■ Task requirements
Below are some records; give them all again exactly, but not the pictures.

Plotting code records
====================

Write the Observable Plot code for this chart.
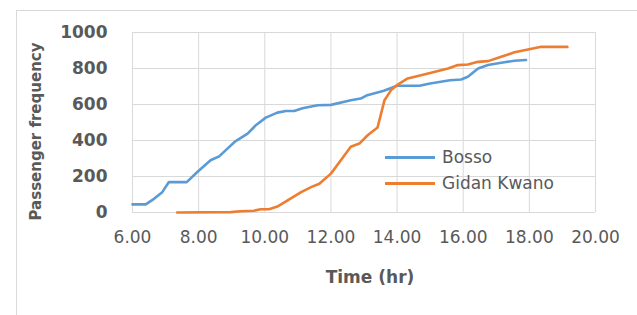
<!DOCTYPE html>
<html>
<head>
<meta charset="utf-8">
<script src="https://cdn.jsdelivr.net/npm/d3@7"></script>
<script src="https://cdn.jsdelivr.net/npm/@observablehq/plot@0.6"></script>
<style>
  html, body { margin: 0; padding: 0; background: #fff; overflow: hidden; }
  #wrap { position: relative; width: 637px; height: 315px; overflow: hidden; }
  #box { position: absolute; left: 16px; top: 10px; width: 700px; height: 400px; border: 1px solid #d9d9d9; box-sizing: border-box; }
  #chart { position: absolute; left: 0; top: 0; }
  .leg { position: absolute; left: 385px; font-family: "DejaVu Sans", sans-serif; font-size: 17px; color: #595959; display: flex; align-items: center; white-space: nowrap; }
  .sw { width: 50px; height: 3px; margin-right: 7px; }
</style>
</head>
<body>
<div id="wrap">
  <div id="box"></div>
  <div id="chart"></div>
  <div id="legend"></div>
</div>
<script>
// Bosso series
const bossoTime = [6.0, 6.4, 6.65, 6.9, 7.1, 7.64, 7.96, 8.36, 8.62, 8.87, 9.12, 9.48, 9.73, 10.03, 10.38, 10.64, 10.89, 11.14, 11.6, 12.0, 12.6, 12.9, 13.1, 13.6, 14.0, 14.68, 15.0, 15.6, 15.94, 16.14, 16.45, 16.75, 17.15, 17.55, 17.9];
const bossoCount = [45, 45, 76, 113, 169, 169, 225, 290, 312, 355, 397, 438, 485, 527, 555, 564, 564, 579, 596, 598, 624, 633, 652, 676, 704, 704, 717, 735, 739, 754, 800, 819, 832, 843, 847];
// Gidan Kwano series
const gidanTime = [7.35, 8.97, 9.27, 9.67, 9.88, 10.13, 10.38, 10.69, 11.1, 11.4, 11.65, 12.0, 12.3, 12.6, 12.86, 13.11, 13.41, 13.62, 13.82, 14.02, 14.32, 14.63, 15.03, 15.54, 15.84, 16.14, 16.45, 16.75, 17.15, 17.55, 17.96, 18.36, 19.15];
const gidanCount = [0, 2, 7, 10, 18, 18, 33, 67, 113, 141, 160, 216, 290, 365, 383, 429, 472, 624, 680, 711, 745, 758, 776, 800, 819, 822, 837, 841, 865, 890, 906, 921, 920];
// Axes
const xTicks = [6, 8, 10, 12, 14, 16, 18, 20];
const yTicks = [0, 200, 400, 600, 800, 1000];
const seriesNames = ["Bosso", "Gidan Kwano"];
const seriesColors = ["#5B9BD5", "#ED7D31"];
const xLabel = "Time (hr)";
const yLabel = "Passenger frequency";

const bosso = bossoTime.map((t, i) => ({t, v: bossoCount[i]}));
const gidan = gidanTime.map((t, i) => ({t, v: gidanCount[i]}));

const plot = Plot.plot({
  width: 637,
  height: 315,
  marginLeft: 132,
  marginRight: 42,
  marginTop: 32,
  marginBottom: 103,
  style: {background: "transparent", fontFamily: "DejaVu Sans, sans-serif", color: "#595959"},
  x: {domain: [6, 20], ticks: xTicks},
  y: {domain: [0, 1000], ticks: yTicks},
  marks: [
    Plot.gridX(xTicks, {stroke: "#d9d9d9", strokeOpacity: 1}),
    Plot.gridY(yTicks, {stroke: "#d9d9d9", strokeOpacity: 1}),
    Plot.axisX(xTicks, {tickSize: 0, tickPadding: 18, tickFormat: d => d.toFixed(2), fontSize: 17, label: null, fill: "#595959"}),
    Plot.axisY(yTicks, {tickSize: 0, tickPadding: 25, tickFormat: d => String(d), fontSize: 17, fontWeight: "bold", label: null, fill: "#595959"}),
    Plot.line(bosso, {x: "t", y: "v", stroke: seriesColors[0], strokeWidth: 2.6}),
    Plot.line(gidan, {x: "t", y: "v", stroke: seriesColors[1], strokeWidth: 2.6}),
    Plot.text([xLabel], {text: d => d, frameAnchor: "bottom", dx: 6, dy: 70, fontSize: 17, fontWeight: "bold", fill: "#595959"}),
    Plot.text([yLabel], {text: d => d, frameAnchor: "left", textAnchor: "middle", rotate: -90, dx: -96, dy: 9, fontSize: 15, fontWeight: "bold", fill: "#595959"})
  ]
});
document.getElementById("chart").appendChild(plot);

const legend = document.getElementById("legend");
const legendY = [157, 183];
seriesNames.forEach((name, i) => {
  const row = document.createElement("div");
  row.className = "leg";
  row.style.top = (legendY[i] - 11) + "px";
  row.style.height = "22px";
  row.innerHTML = `<span class="sw" style="background:${seriesColors[i]}"></span><span>${name}</span>`;
  legend.appendChild(row);
});
</script>
</body>
</html>
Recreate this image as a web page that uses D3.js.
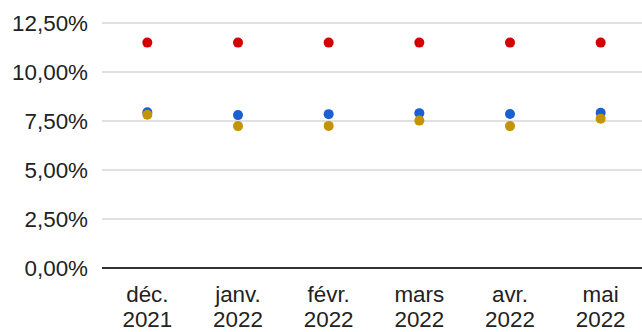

====================

■ Response to this task
Write the Observable Plot code for this chart.
<!DOCTYPE html>
<html>
<head>
<meta charset="utf-8">
<script src="https://cdn.jsdelivr.net/npm/d3@7"></script>
<script src="https://cdn.jsdelivr.net/npm/@observablehq/plot@0.6"></script>
<style>
  html, body { margin: 0; padding: 0; background: #fff; overflow: hidden; }
  #wrap { position: relative; width: 637px; height: 315px; overflow: hidden; }
  #box { position: absolute; left: 16px; top: 10px; width: 700px; height: 400px; border: 1px solid #d9d9d9; box-sizing: border-box; }
  #chart { position: absolute; left: 0; top: 0; }
  .leg { position: absolute; left: 385px; font-family: "DejaVu Sans", sans-serif; font-size: 17px; color: #595959; display: flex; align-items: center; white-space: nowrap; }
  .sw { width: 50px; height: 3px; margin-right: 7px; }
</style>
</head>
<body>
<div id="wrap">
  <div id="box"></div>
  <div id="chart"></div>
  <div id="legend"></div>
</div>
<script>
// Bosso series
const bossoTime = [6.0, 6.4, 6.65, 6.9, 7.1, 7.64, 7.96, 8.36, 8.62, 8.87, 9.12, 9.48, 9.73, 10.03, 10.38, 10.64, 10.89, 11.14, 11.6, 12.0, 12.6, 12.9, 13.1, 13.6, 14.0, 14.68, 15.0, 15.6, 15.94, 16.14, 16.45, 16.75, 17.15, 17.55, 17.9];
const bossoCount = [45, 45, 76, 113, 169, 169, 225, 290, 312, 355, 397, 438, 485, 527, 555, 564, 564, 579, 596, 598, 624, 633, 652, 676, 704, 704, 717, 735, 739, 754, 800, 819, 832, 843, 847];
// Gidan Kwano series
const gidanTime = [7.35, 8.97, 9.27, 9.67, 9.88, 10.13, 10.38, 10.69, 11.1, 11.4, 11.65, 12.0, 12.3, 12.6, 12.86, 13.11, 13.41, 13.62, 13.82, 14.02, 14.32, 14.63, 15.03, 15.54, 15.84, 16.14, 16.45, 16.75, 17.15, 17.55, 17.96, 18.36, 19.15];
const gidanCount = [0, 2, 7, 10, 18, 18, 33, 67, 113, 141, 160, 216, 290, 365, 383, 429, 472, 624, 680, 711, 745, 758, 776, 800, 819, 822, 837, 841, 865, 890, 906, 921, 920];
// Axes
const xTicks = [6, 8, 10, 12, 14, 16, 18, 20];
const yTicks = [0, 200, 400, 600, 800, 1000];
const seriesNames = ["Bosso", "Gidan Kwano"];
const seriesColors = ["#5B9BD5", "#ED7D31"];
const xLabel = "Time (hr)";
const yLabel = "Passenger frequency";

const bosso = bossoTime.map((t, i) => ({t, v: bossoCount[i]}));
const gidan = gidanTime.map((t, i) => ({t, v: gidanCount[i]}));

const plot = Plot.plot({
  width: 637,
  height: 315,
  marginLeft: 132,
  marginRight: 42,
  marginTop: 32,
  marginBottom: 103,
  style: {background: "transparent", fontFamily: "DejaVu Sans, sans-serif", color: "#595959"},
  x: {domain: [6, 20], ticks: xTicks},
  y: {domain: [0, 1000], ticks: yTicks},
  marks: [
    Plot.gridX(xTicks, {stroke: "#d9d9d9", strokeOpacity: 1}),
    Plot.gridY(yTicks, {stroke: "#d9d9d9", strokeOpacity: 1}),
    Plot.axisX(xTicks, {tickSize: 0, tickPadding: 18, tickFormat: d => d.toFixed(2), fontSize: 17, label: null, fill: "#595959"}),
    Plot.axisY(yTicks, {tickSize: 0, tickPadding: 25, tickFormat: d => String(d), fontSize: 17, fontWeight: "bold", label: null, fill: "#595959"}),
    Plot.line(bosso, {x: "t", y: "v", stroke: seriesColors[0], strokeWidth: 2.6}),
    Plot.line(gidan, {x: "t", y: "v", stroke: seriesColors[1], strokeWidth: 2.6}),
    Plot.text([xLabel], {text: d => d, frameAnchor: "bottom", dx: 6, dy: 70, fontSize: 17, fontWeight: "bold", fill: "#595959"}),
    Plot.text([yLabel], {text: d => d, frameAnchor: "left", textAnchor: "middle", rotate: -90, dx: -96, dy: 9, fontSize: 15, fontWeight: "bold", fill: "#595959"})
  ]
});
document.getElementById("chart").appendChild(plot);

const legend = document.getElementById("legend");
const legendY = [157, 183];
seriesNames.forEach((name, i) => {
  const row = document.createElement("div");
  row.className = "leg";
  row.style.top = (legendY[i] - 11) + "px";
  row.style.height = "22px";
  row.innerHTML = `<span class="sw" style="background:${seriesColors[i]}"></span><span>${name}</span>`;
  legend.appendChild(row);
});
</script>
</body>
</html>
Recreate this image as a web page that uses D3.js.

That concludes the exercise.